17. “The Mist” (2007)
Director Frank Darabont had tackled Stephen King twice before, with Oscar-nominated prison films “The Shawshank Redemption” and “The Green Mile,” but “The Mist,” based on a beloved 1980 novella (published commercially in King’s “Skeleton Crew” collection), had long been the filmmaker’s passion project. After attempts to mount a starry, big budget production proved fruitless, the writer/director assembled a rough-and-tumble crew (comprised largely of television professionals Darabont met while directing episodes of FX drama “The Shield“) and set about on a low budget, less-is-more rendition, which centers around a small New England town that is trapped by a mysterious, monster-filled mist. The resulting film is one of the finest King adaptations ever, with a heartbreaking ending that does the unthinkable —it actually improves upon the original story. Darabont’s down-and-dirty approach, while not what he originally intended, serves the story well, giving it a feeling of gripping immediacy that might have been finessed out if it had wound up being a manicured studio production. Plus the cast, while hardly attention-grabbing, is uniformly excellent, led by a wonderful Thomas Jane (in hardboiled leading man mode) and punctuated brilliantly by Marcia Gay Harden as the religious zealot that proves that there could be worse things than being trapped in the mist, like being stuck inside a supermarket with her. The black-and-white version of the movie, which ups the monster movie quotient, is prized by some fans and included on the deluxe Blu-ray release, adding slightly more to the movie’s timeless spookiness.

16. “The Babadook” (2014)
The second of two movies on this list that haven’t opened in theaters as of this writing, “The Babadook,” like “It Follows,” has nevertheless been freaking out audiences on the festival circuit and elsewhere in the world for months now, and already seems to be settling into a position as an instant genre classic.

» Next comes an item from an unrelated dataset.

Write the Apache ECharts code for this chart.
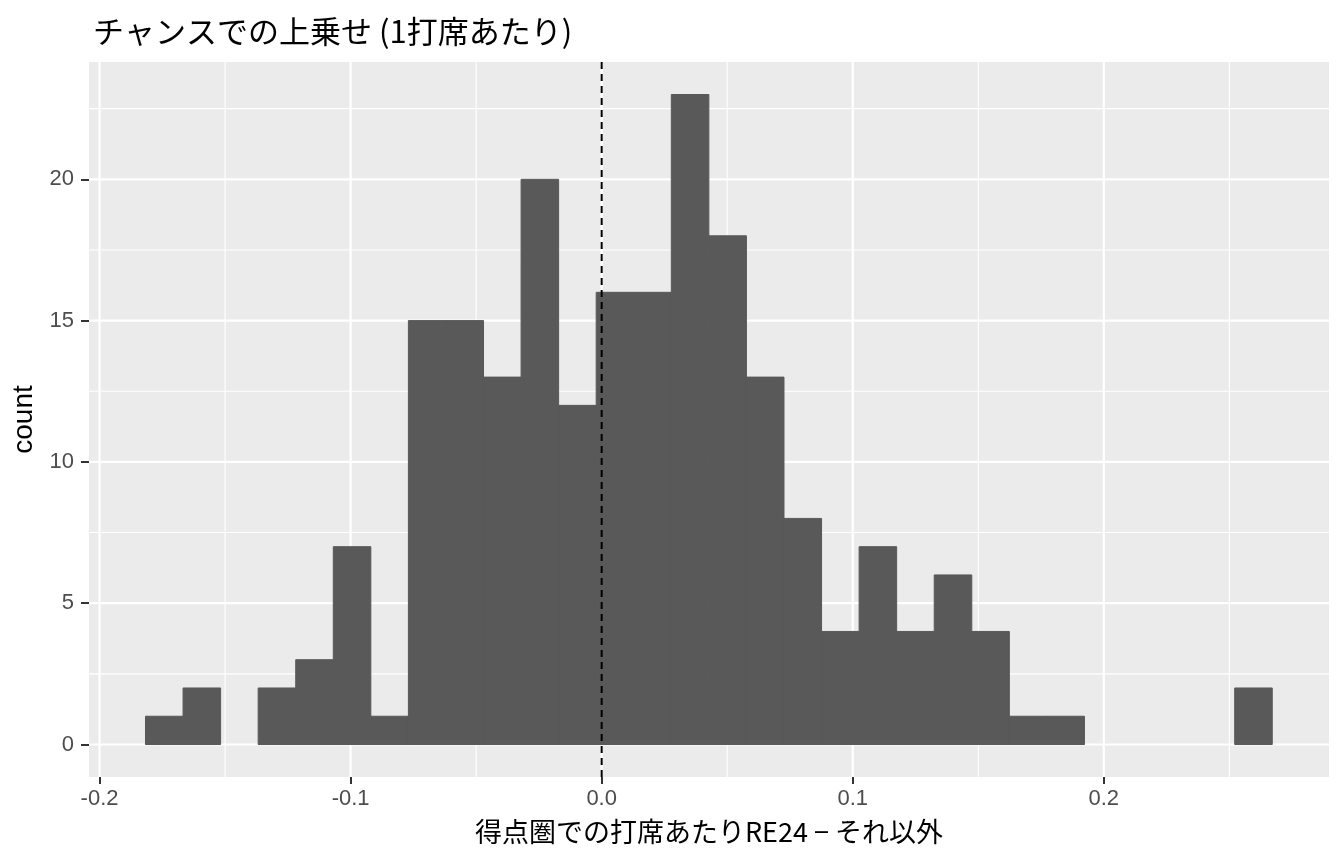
<!DOCTYPE html>
<html>
<head>
<meta charset="utf-8">
<script src="https://cdn.jsdelivr.net/npm/echarts@6/dist/echarts.min.js"></script>
<style>
html,body{margin:0;padding:0;background:#fff;}
#chart{width:1344px;height:864px;}
</style>
</head>
<body>
<div id="chart"></div>
<script>
// Histogram bins (30 bins)
const binStart = -0.1817;
const binWidth = 0.01496;
const counts = [1, 2, 0, 2, 3, 7, 1, 15, 15, 13, 20, 12, 16, 16, 23, 18, 13, 8, 4, 7, 4, 6, 4, 1, 1, 0, 0, 0, 0, 2];
const xTicks = [-0.2, -0.1, 0, 0.1, 0.2];
const xMinor = [-0.15, -0.05, 0.05, 0.15, 0.25];
const yTicks = [0, 5, 10, 15, 20];
const yMinor = [2.5, 7.5, 12.5, 17.5, 22.5];
const refLine = [0];
const xRange = [-0.2042, 0.2897];
const yRange = [-1.15, 24.15];

const titleText = 'チャンスでの上乗せ (1打席あたり)';
const xTitle = '得点圏での打席あたりRE24 − それ以外';
const yTitle = 'count';

const bars = counts.map((c, i) => [binStart + i * binWidth, binStart + (i + 1) * binWidth, c]);

const gridLines = [];
xTicks.forEach(v => gridLines.push(['x', v, 2.2]));
xMinor.forEach(v => gridLines.push(['x', v, 1.1]));
yTicks.forEach(v => gridLines.push(['y', v, 2.2]));
yMinor.forEach(v => gridLines.push(['y', v, 1.1]));

const chart = echarts.init(document.getElementById('chart'));
chart.setOption({
  animation: false,
  backgroundColor: '#ffffff',
  title: {
    text: titleText,
    left: 88, top: 11,
    textStyle: {fontFamily: 'Noto Sans CJK JP', fontSize: 31, fontWeight: 'normal', color: '#000'}
  },
  grid: {
    left: 89, right: 15, top: 62, bottom: 87,
    show: true, backgroundColor: '#EBEBEB', borderWidth: 0
  },
  xAxis: {
    type: 'value', min: xRange[0], max: xRange[1],
    name: xTitle, nameLocation: 'middle', nameGap: 41,
    nameTextStyle: {fontFamily: 'Noto Sans CJK JP', fontSize: 27, color: '#000'},
    axisLine: {show: false, onZero: false},
    axisTick: {show: true, length: 7, customValues: xTicks, lineStyle: {color: '#333333', width: 2}},
    axisLabel: {customValues: xTicks, margin: 11, fontFamily: 'Liberation Sans', fontSize: 22, color: '#4D4D4D',
      formatter: v => v.toFixed(1)},
    splitLine: {show: false}
  },
  yAxis: {
    type: 'value', min: yRange[0], max: yRange[1],
    name: yTitle, nameLocation: 'middle', nameGap: 48, nameRotate: 90,
    nameTextStyle: {fontFamily: 'Liberation Sans', fontSize: 28, color: '#000'},
    axisLine: {show: false, onZero: false},
    axisTick: {show: true, length: 8, customValues: yTicks, lineStyle: {color: '#333333', width: 2}},
    axisLabel: {customValues: yTicks, margin: 15, fontFamily: 'Liberation Sans', fontSize: 22, color: '#4D4D4D'},
    splitLine: {show: false}
  },
  series: [
    {
      type: 'custom', z: 1, silent: true,
      data: gridLines.map((g, i) => [i]),
      encode: {x: -1, y: -1},
      renderItem: function (params, api) {
        const g = gridLines[params.dataIndex];
        let p1, p2;
        if (g[0] === 'x') {
          p1 = api.coord([g[1], yRange[0]]);
          p2 = api.coord([g[1], yRange[1]]);
        } else {
          p1 = api.coord([xRange[0], g[1]]);
          p2 = api.coord([xRange[1], g[1]]);
        }
        return {type: 'line', shape: {x1: p1[0], y1: p1[1], x2: p2[0], y2: p2[1]},
          style: {stroke: '#FFFFFF', lineWidth: g[2]}};
      }
    },
    {
      type: 'custom', z: 2, silent: true,
      data: bars,
      encode: {x: [0, 1], y: 2},
      renderItem: function (params, api) {
        const c = api.value(2);
        if (c <= 0) return null;
        const p0 = api.coord([api.value(0), 0]);
        const p1 = api.coord([api.value(1), c]);
        return {type: 'rect', shape: {x: p0[0], y: p1[1], width: p1[0] - p0[0], height: p0[1] - p1[1]},
          style: {fill: '#595959', stroke: '#595959', lineWidth: 1}};
      }
    },
    {
      type: 'custom', z: 3, silent: true,
      data: refLine.map(v => [v]),
      encode: {x: 0},
      renderItem: function (params, api) {
        const v = api.value(0);
        const p1 = api.coord([v, yRange[0]]);
        const p2 = api.coord([v, yRange[1]]);
        return {type: 'line', shape: {x1: p1[0], y1: p1[1], x2: p2[0], y2: p2[1]},
          style: {stroke: '#000000', lineWidth: 2, lineDash: [7, 5]}};
      }
    }
  ]
});
</script>
</body>
</html>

The debut film of Australian director Jennifer Kent, it stars Essie Davis as Amelia, a woman left distraught after the sudden death of her husband, and now having to care for her son (Noah Wieseman), who’s acting out in his own grief. But things go from bad to worse after he starts to believe that a monster from a children’s picture book, the titular Babadook, is lurking in the house. Kent drenches the film in atmosphere, expertly deploying every trick in the horror toolbox to put the audience through the physical wringer, but it’s also a horror picture of real substance, digging into issues of mental illness, parenting and grief in an uncompromising way that would be sanded down in a more conventional studio horror picture. The film’s virtually a three hander, and while the Babadook is one of the most memorable movie monsters in years, it’s the performances of the human leads that really haunt you (in a just world, we’d be talking about Davis as an Oscar contender). The film hits at the end of November: be sure to check it out.